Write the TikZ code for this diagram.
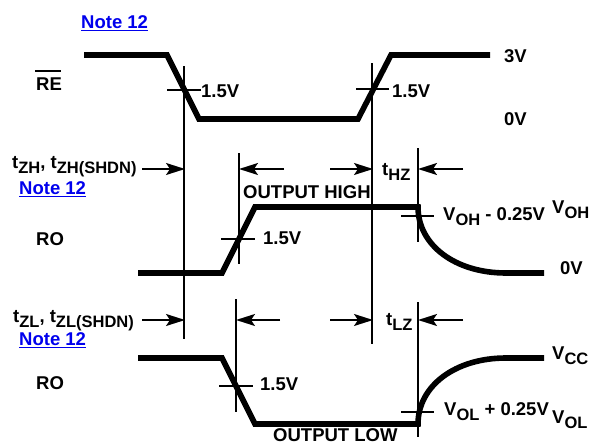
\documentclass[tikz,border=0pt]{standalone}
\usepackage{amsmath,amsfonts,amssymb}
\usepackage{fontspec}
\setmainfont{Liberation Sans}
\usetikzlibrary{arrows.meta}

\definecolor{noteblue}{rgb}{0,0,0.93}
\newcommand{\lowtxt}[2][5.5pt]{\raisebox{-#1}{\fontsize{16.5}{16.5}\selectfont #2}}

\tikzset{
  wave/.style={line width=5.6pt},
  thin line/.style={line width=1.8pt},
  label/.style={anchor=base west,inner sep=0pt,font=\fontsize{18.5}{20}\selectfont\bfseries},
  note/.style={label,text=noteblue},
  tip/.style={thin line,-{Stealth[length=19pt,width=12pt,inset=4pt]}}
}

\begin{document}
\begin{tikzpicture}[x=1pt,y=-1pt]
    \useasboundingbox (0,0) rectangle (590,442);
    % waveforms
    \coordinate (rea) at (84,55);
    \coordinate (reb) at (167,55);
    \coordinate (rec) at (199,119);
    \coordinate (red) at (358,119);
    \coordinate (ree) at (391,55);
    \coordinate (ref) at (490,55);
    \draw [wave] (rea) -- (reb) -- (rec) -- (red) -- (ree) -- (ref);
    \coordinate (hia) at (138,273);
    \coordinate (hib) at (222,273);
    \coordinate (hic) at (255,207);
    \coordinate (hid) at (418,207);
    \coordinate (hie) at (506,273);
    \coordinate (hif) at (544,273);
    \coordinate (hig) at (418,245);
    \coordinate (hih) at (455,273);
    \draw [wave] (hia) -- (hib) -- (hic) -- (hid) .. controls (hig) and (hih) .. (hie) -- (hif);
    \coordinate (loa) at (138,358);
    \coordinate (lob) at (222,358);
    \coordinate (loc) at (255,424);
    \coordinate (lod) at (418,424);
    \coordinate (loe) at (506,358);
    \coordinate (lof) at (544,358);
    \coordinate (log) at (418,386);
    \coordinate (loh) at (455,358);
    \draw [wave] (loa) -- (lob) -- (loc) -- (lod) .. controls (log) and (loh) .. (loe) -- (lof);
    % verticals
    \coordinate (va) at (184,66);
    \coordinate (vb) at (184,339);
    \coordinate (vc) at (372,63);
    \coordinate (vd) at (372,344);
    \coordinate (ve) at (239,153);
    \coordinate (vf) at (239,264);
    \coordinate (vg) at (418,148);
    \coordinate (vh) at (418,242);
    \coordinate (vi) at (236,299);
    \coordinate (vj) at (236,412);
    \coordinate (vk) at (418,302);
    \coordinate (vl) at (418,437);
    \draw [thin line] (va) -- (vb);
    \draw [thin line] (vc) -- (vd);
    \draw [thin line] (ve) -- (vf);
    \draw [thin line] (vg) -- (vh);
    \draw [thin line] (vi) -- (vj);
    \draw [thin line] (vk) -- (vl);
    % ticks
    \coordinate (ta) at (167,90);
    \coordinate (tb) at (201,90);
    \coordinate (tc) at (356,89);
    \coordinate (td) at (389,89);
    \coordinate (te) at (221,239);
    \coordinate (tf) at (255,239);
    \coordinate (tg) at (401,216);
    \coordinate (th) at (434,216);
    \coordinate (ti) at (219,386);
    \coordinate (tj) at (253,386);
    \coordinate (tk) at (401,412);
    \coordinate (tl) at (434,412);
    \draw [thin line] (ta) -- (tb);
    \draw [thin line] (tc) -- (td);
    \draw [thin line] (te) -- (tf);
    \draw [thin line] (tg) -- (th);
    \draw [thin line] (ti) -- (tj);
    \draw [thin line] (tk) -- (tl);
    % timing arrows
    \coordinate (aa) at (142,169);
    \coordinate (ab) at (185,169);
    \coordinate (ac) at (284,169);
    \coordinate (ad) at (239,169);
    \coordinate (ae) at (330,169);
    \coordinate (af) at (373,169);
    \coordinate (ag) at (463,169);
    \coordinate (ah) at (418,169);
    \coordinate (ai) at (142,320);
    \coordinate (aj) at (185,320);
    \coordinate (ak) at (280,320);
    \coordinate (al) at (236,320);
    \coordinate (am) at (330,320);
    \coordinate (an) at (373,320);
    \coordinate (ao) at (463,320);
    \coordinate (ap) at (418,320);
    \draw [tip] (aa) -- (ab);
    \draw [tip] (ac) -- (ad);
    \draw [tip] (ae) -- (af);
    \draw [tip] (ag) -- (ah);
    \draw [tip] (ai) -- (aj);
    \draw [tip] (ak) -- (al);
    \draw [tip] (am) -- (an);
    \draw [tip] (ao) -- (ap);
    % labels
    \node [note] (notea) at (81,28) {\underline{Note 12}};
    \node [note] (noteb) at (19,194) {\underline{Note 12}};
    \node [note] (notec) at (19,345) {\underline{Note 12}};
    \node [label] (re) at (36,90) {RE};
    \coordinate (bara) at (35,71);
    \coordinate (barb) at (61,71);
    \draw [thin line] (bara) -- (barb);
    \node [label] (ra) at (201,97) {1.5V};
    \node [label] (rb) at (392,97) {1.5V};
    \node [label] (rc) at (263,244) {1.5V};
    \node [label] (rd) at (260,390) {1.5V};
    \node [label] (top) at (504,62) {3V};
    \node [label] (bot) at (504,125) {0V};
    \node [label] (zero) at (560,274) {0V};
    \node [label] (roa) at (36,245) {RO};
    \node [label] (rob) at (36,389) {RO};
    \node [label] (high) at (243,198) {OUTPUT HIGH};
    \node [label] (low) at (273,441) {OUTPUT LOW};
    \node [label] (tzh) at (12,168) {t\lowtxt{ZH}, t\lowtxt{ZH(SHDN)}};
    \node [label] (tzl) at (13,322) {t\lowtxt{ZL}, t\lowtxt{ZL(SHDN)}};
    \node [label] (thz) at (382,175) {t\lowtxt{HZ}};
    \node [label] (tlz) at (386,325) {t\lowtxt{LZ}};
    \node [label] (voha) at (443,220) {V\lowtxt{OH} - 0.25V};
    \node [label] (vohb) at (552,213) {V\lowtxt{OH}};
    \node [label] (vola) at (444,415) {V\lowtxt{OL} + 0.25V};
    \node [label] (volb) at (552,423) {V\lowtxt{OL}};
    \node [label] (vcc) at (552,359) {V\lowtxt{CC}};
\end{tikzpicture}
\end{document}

Directive.
Copy out all of the data word for word. Do not carry over any picture.

Output for this exercise.
Write the TikZ code for this diagram.
\documentclass[tikz,border=0pt]{standalone}
\usepackage{amsmath,amsfonts,amssymb}
\usepackage{fontspec}
\setmainfont{Liberation Sans}
\usetikzlibrary{arrows.meta}

\definecolor{noteblue}{rgb}{0,0,0.93}
\newcommand{\lowtxt}[2][5.5pt]{\raisebox{-#1}{\fontsize{16.5}{16.5}\selectfont #2}}

\tikzset{
  wave/.style={line width=5.6pt},
  thin line/.style={line width=1.8pt},
  label/.style={anchor=base west,inner sep=0pt,font=\fontsize{18.5}{20}\selectfont\bfseries},
  note/.style={label,text=noteblue},
  tip/.style={thin line,-{Stealth[length=19pt,width=12pt,inset=4pt]}}
}

\begin{document}
\begin{tikzpicture}[x=1pt,y=-1pt]
    \useasboundingbox (0,0) rectangle (590,442);
    % waveforms
    \coordinate (rea) at (84,55);
    \coordinate (reb) at (167,55);
    \coordinate (rec) at (199,119);
    \coordinate (red) at (358,119);
    \coordinate (ree) at (391,55);
    \coordinate (ref) at (490,55);
    \draw [wave] (rea) -- (reb) -- (rec) -- (red) -- (ree) -- (ref);
    \coordinate (hia) at (138,273);
    \coordinate (hib) at (222,273);
    \coordinate (hic) at (255,207);
    \coordinate (hid) at (418,207);
    \coordinate (hie) at (506,273);
    \coordinate (hif) at (544,273);
    \coordinate (hig) at (418,245);
    \coordinate (hih) at (455,273);
    \draw [wave] (hia) -- (hib) -- (hic) -- (hid) .. controls (hig) and (hih) .. (hie) -- (hif);
    \coordinate (loa) at (138,358);
    \coordinate (lob) at (222,358);
    \coordinate (loc) at (255,424);
    \coordinate (lod) at (418,424);
    \coordinate (loe) at (506,358);
    \coordinate (lof) at (544,358);
    \coordinate (log) at (418,386);
    \coordinate (loh) at (455,358);
    \draw [wave] (loa) -- (lob) -- (loc) -- (lod) .. controls (log) and (loh) .. (loe) -- (lof);
    % verticals
    \coordinate (va) at (184,66);
    \coordinate (vb) at (184,339);
    \coordinate (vc) at (372,63);
    \coordinate (vd) at (372,344);
    \coordinate (ve) at (239,153);
    \coordinate (vf) at (239,264);
    \coordinate (vg) at (418,148);
    \coordinate (vh) at (418,242);
    \coordinate (vi) at (236,299);
    \coordinate (vj) at (236,412);
    \coordinate (vk) at (418,302);
    \coordinate (vl) at (418,437);
    \draw [thin line] (va) -- (vb);
    \draw [thin line] (vc) -- (vd);
    \draw [thin line] (ve) -- (vf);
    \draw [thin line] (vg) -- (vh);
    \draw [thin line] (vi) -- (vj);
    \draw [thin line] (vk) -- (vl);
    % ticks
    \coordinate (ta) at (167,90);
    \coordinate (tb) at (201,90);
    \coordinate (tc) at (356,89);
    \coordinate (td) at (389,89);
    \coordinate (te) at (221,239);
    \coordinate (tf) at (255,239);
    \coordinate (tg) at (401,216);
    \coordinate (th) at (434,216);
    \coordinate (ti) at (219,386);
    \coordinate (tj) at (253,386);
    \coordinate (tk) at (401,412);
    \coordinate (tl) at (434,412);
    \draw [thin line] (ta) -- (tb);
    \draw [thin line] (tc) -- (td);
    \draw [thin line] (te) -- (tf);
    \draw [thin line] (tg) -- (th);
    \draw [thin line] (ti) -- (tj);
    \draw [thin line] (tk) -- (tl);
    % timing arrows
    \coordinate (aa) at (142,169);
    \coordinate (ab) at (185,169);
    \coordinate (ac) at (284,169);
    \coordinate (ad) at (239,169);
    \coordinate (ae) at (330,169);
    \coordinate (af) at (373,169);
    \coordinate (ag) at (463,169);
    \coordinate (ah) at (418,169);
    \coordinate (ai) at (142,320);
    \coordinate (aj) at (185,320);
    \coordinate (ak) at (280,320);
    \coordinate (al) at (236,320);
    \coordinate (am) at (330,320);
    \coordinate (an) at (373,320);
    \coordinate (ao) at (463,320);
    \coordinate (ap) at (418,320);
    \draw [tip] (aa) -- (ab);
    \draw [tip] (ac) -- (ad);
    \draw [tip] (ae) -- (af);
    \draw [tip] (ag) -- (ah);
    \draw [tip] (ai) -- (aj);
    \draw [tip] (ak) -- (al);
    \draw [tip] (am) -- (an);
    \draw [tip] (ao) -- (ap);
    % labels
    \node [note] (notea) at (81,28) {\underline{Note 12}};
    \node [note] (noteb) at (19,194) {\underline{Note 12}};
    \node [note] (notec) at (19,345) {\underline{Note 12}};
    \node [label] (re) at (36,90) {RE};
    \coordinate (bara) at (35,71);
    \coordinate (barb) at (61,71);
    \draw [thin line] (bara) -- (barb);
    \node [label] (ra) at (201,97) {1.5V};
    \node [label] (rb) at (392,97) {1.5V};
    \node [label] (rc) at (263,244) {1.5V};
    \node [label] (rd) at (260,390) {1.5V};
    \node [label] (top) at (504,62) {3V};
    \node [label] (bot) at (504,125) {0V};
    \node [label] (zero) at (560,274) {0V};
    \node [label] (roa) at (36,245) {RO};
    \node [label] (rob) at (36,389) {RO};
    \node [label] (high) at (243,198) {OUTPUT HIGH};
    \node [label] (low) at (273,441) {OUTPUT LOW};
    \node [label] (tzh) at (12,168) {t\lowtxt{ZH}, t\lowtxt{ZH(SHDN)}};
    \node [label] (tzl) at (13,322) {t\lowtxt{ZL}, t\lowtxt{ZL(SHDN)}};
    \node [label] (thz) at (382,175) {t\lowtxt{HZ}};
    \node [label] (tlz) at (386,325) {t\lowtxt{LZ}};
    \node [label] (voha) at (443,220) {V\lowtxt{OH} - 0.25V};
    \node [label] (vohb) at (552,213) {V\lowtxt{OH}};
    \node [label] (vola) at (444,415) {V\lowtxt{OL} + 0.25V};
    \node [label] (volb) at (552,423) {V\lowtxt{OL}};
    \node [label] (vcc) at (552,359) {V\lowtxt{CC}};
\end{tikzpicture}
\end{document}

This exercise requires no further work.